#### [Data block]
** START **

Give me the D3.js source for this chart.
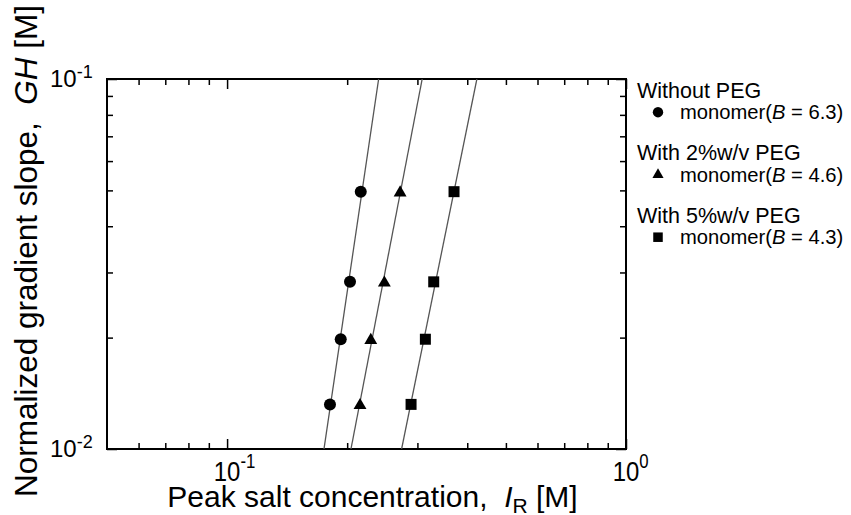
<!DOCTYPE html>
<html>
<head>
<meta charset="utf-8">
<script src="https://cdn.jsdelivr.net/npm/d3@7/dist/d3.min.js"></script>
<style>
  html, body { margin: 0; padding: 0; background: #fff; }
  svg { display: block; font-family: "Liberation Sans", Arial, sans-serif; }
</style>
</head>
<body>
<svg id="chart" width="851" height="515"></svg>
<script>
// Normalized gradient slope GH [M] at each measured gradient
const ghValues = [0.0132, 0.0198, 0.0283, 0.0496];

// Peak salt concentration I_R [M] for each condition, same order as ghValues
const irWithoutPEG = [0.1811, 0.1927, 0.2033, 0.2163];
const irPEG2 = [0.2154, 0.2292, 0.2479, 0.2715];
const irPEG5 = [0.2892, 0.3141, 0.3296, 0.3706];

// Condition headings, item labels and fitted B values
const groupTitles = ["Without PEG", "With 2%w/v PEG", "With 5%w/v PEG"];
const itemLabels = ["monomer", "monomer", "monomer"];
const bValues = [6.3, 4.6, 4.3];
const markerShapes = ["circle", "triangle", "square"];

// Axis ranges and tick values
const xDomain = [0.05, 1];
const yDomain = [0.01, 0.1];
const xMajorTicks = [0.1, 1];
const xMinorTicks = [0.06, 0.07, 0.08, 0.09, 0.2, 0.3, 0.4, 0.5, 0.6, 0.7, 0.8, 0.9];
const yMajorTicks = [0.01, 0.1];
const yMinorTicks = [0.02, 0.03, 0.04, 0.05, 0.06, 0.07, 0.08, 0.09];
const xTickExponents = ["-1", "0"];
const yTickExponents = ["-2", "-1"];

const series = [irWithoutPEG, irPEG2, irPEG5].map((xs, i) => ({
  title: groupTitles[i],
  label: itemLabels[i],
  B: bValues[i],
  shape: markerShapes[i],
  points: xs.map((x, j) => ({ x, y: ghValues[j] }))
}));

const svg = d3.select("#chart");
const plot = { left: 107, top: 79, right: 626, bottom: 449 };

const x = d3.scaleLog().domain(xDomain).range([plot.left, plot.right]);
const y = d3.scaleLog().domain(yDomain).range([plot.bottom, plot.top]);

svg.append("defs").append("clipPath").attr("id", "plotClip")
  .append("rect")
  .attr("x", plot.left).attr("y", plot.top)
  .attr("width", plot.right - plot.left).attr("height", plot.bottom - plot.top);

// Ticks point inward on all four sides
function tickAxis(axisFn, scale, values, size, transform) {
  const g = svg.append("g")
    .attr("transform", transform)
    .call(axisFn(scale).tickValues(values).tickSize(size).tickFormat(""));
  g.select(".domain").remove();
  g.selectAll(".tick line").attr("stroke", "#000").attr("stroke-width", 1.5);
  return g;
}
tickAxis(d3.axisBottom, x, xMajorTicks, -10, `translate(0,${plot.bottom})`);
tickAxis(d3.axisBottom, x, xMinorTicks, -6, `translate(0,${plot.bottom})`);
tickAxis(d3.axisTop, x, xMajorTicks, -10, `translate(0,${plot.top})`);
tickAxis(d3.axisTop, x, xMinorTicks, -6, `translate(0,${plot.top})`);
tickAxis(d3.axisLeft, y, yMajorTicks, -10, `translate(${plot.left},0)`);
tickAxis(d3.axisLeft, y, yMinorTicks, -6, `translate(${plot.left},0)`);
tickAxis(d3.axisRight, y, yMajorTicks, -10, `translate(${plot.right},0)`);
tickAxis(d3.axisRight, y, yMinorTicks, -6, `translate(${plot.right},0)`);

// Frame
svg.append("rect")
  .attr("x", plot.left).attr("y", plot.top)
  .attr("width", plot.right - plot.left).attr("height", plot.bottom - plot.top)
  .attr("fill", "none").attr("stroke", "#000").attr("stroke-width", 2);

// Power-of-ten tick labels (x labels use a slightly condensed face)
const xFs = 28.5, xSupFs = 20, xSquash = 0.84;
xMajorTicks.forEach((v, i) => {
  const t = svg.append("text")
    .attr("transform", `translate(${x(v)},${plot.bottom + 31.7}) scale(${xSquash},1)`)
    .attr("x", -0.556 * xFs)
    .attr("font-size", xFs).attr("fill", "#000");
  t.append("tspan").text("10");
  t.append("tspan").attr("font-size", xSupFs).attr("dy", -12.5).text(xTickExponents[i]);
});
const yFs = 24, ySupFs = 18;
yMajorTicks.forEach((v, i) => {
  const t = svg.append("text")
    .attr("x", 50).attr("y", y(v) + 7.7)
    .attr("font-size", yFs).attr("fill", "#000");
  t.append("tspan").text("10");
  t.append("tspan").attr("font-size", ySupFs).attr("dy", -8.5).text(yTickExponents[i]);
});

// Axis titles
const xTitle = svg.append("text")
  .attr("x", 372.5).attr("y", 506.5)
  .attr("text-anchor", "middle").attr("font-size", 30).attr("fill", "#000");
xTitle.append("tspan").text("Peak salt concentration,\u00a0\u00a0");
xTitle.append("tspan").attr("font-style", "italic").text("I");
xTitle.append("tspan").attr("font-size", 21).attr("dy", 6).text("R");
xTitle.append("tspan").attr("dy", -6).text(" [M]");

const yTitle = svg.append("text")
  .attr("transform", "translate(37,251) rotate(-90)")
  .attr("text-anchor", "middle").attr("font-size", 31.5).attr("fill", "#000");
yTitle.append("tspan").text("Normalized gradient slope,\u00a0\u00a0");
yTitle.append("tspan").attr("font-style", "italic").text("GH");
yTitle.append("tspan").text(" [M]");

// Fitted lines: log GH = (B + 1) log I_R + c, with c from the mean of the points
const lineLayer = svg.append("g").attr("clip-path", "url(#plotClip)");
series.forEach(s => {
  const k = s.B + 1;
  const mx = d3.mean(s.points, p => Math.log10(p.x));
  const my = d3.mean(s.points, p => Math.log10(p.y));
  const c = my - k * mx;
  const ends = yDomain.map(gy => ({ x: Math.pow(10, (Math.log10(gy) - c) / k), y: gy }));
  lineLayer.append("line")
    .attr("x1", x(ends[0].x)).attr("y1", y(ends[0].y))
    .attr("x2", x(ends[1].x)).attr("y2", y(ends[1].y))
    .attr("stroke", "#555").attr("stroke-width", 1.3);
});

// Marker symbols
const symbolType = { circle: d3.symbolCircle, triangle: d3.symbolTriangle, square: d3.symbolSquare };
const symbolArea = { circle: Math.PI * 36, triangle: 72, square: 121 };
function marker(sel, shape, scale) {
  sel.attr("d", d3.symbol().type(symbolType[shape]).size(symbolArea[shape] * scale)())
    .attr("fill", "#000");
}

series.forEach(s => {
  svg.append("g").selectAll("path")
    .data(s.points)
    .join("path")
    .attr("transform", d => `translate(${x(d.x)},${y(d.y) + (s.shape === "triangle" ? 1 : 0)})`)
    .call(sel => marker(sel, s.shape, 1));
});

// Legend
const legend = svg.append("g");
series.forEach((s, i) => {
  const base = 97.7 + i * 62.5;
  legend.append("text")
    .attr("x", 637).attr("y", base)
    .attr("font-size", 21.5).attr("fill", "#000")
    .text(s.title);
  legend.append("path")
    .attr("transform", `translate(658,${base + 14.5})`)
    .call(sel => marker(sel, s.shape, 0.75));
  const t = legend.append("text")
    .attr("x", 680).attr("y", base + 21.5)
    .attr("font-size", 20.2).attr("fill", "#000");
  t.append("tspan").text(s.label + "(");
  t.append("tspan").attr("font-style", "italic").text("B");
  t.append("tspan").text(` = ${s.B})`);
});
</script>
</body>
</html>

** END **

#### [What the task asks]
Write out an exact copy of the listing, first line through the line containing "const ghValues = [0.0132, 0.0198, 0.0283, 0.0496];", with the pictures left out.

#### [Task answer]
Give me the D3.js source for this chart.
<!DOCTYPE html>
<html>
<head>
<meta charset="utf-8">
<script src="https://cdn.jsdelivr.net/npm/d3@7/dist/d3.min.js"></script>
<style>
  html, body { margin: 0; padding: 0; background: #fff; }
  svg { display: block; font-family: "Liberation Sans", Arial, sans-serif; }
</style>
</head>
<body>
<svg id="chart" width="851" height="515"></svg>
<script>
// Normalized gradient slope GH [M] at each measured gradient
const ghValues = [0.0132, 0.0198, 0.0283, 0.0496];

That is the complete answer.